Long before Twitter and the #MeToo movement, there was Firdaus, a sex worker who was on death row for murdering her pimp. Her story, narrated to and chronicled by Egyptian feminist author Nawal El Sadaawi in the first-person biography-novel Woman at Point Zero, remains perennially relevant in its unflinching rendering of ways men have and continue to perpetrate violence against women. Although published in 1975 and set in Egypt, the abuses detailed in Woman at Point Zero aren’t unique, bearing an eerie similarity to those allegedly committed by Roger Ailes, Bill Cosby, Tariq Ramadan, Woody Allen, and Donald Trump, among others. “What they had in common was an avaricious and distorted personality,” Firdaus says of dominant men. “A never-ending appetite for money, sex and unlimited power.”
Her story begins in a small Egyptian village. She describes her father as a man who knows how to “beat his wife and make her bite the dust at night,” and has no scruples indulging his stomach while his famished children look on. “One evening I dared to stretch out my hand to his plate, but he struck me a sharp blow over the back of my hand,” Firdaus recounts. “I was so hungry that I could not cry.”
The first in a string of men to violate Firdaus is her uncle, who would later declare himself “a respected Sheikh and man of religion,” and sneer at the thought of sending Firdaus to university “where she’ll be sitting side by side with men.” Ironically, the abuse happens after Firdaus’ mother stops sending her to the fields and has her genital mutilated to ensure her chastity.
Following her parents’ demise, Firdaus moves with her uncle to Cairo, where she falls in love with school and imagines becoming a lawyer, judge, doctor or a Head of State despite knowing “women didn’t become heads of state.” Her dream, however, is truncated when her uncle and his wife decide to marry her off to an old Sheikh with a festering facial sore that smells like “dead dogs.”
Married life is an insufferable dungeon replete with beatings and verbal abuse. But when Firdaus tries to seek refuge in her uncle’s house, he bluntly informs her that all men beat their wives, with his wife adding that virtuous women ought to obey and not complain about their husbands.
Firdaus doesn’t return to her uncle’s when her husband assaults her again, fleeing instead to the streets where she finds nothing but an endless sea of harassments, injustices and ne’er do wells. The first man to “put me before himself” imprisons her as a sex slave; a policeman forces her to have sex with him after threatening to arrest her for prostitution, and men on buses press their genitals against her. Before long, prompted by an encounter with a madam and a stranger, she embarks on a career as a prostitute.
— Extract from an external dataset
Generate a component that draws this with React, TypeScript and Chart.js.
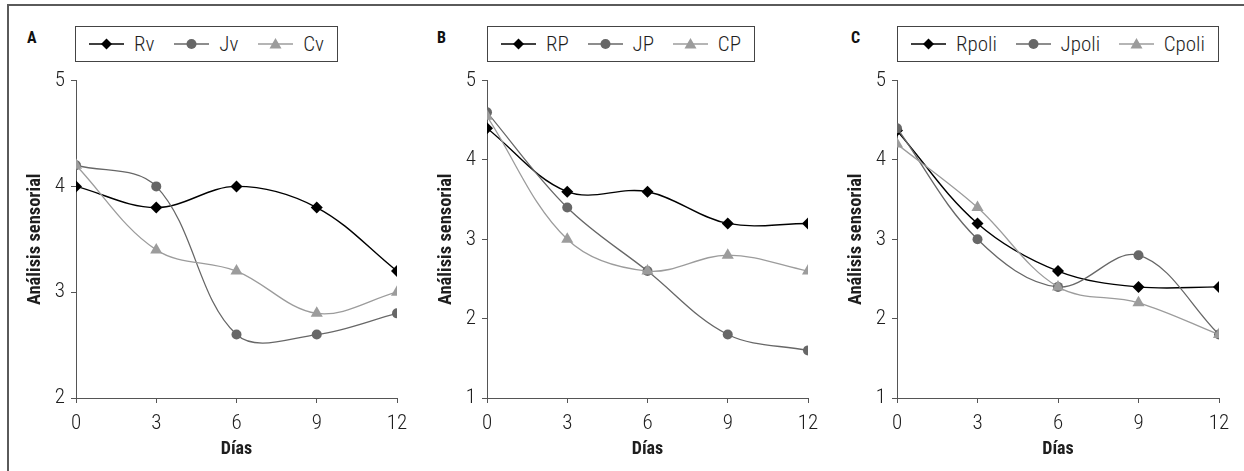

Wealth, independence, a library filled with books and a personal cook—Firdaus has them all until a pimp insists on profiting from her earnings. “Every prostitute has a pimp to protect her from other pimps, and from the police,” Marzouk says to her. “That’s what I’m going to do.”
Firdaus tries to get help from the justice system but soon realises that Marzouk has better connections than she does and the “law punishes women like me, but turns a blind eye to what men do.” Her biggest adversaries, she concludes, are men who perform chivalry, dishing advice on how to save her from herself but doing nothing when men like her husband maltreat her.
In the end, Firdaus is a woman fed up with the brazen crassness of entitled men and the patriarchy that upholds them. So fed up is she that death becomes a more comforting alternative to a commutation. In fact, she is unrepentant, defiant and stoic to the end, telling the police, “If I go out once again to the life which is yours, I’ll never stop killing [men]. So what is the use of my sending an appeal to the President to be pardoned?”
With each chapter, paragraph and sentence, one anxiously awaits the moment when Firdaus catches a break from the pounding blows of the misogynistic world she inhabits. But then again, no woman, regardless of her social status, religion, ethnicity or nationality, ever catches a break from leery stares, crude comments or unwanted physical contact. It’s the sad and perpetually cruel, unsafe and demeaning existence women have to tolerate and grapple with until they don’t. Until they can’t. Until they become that woman at point zero.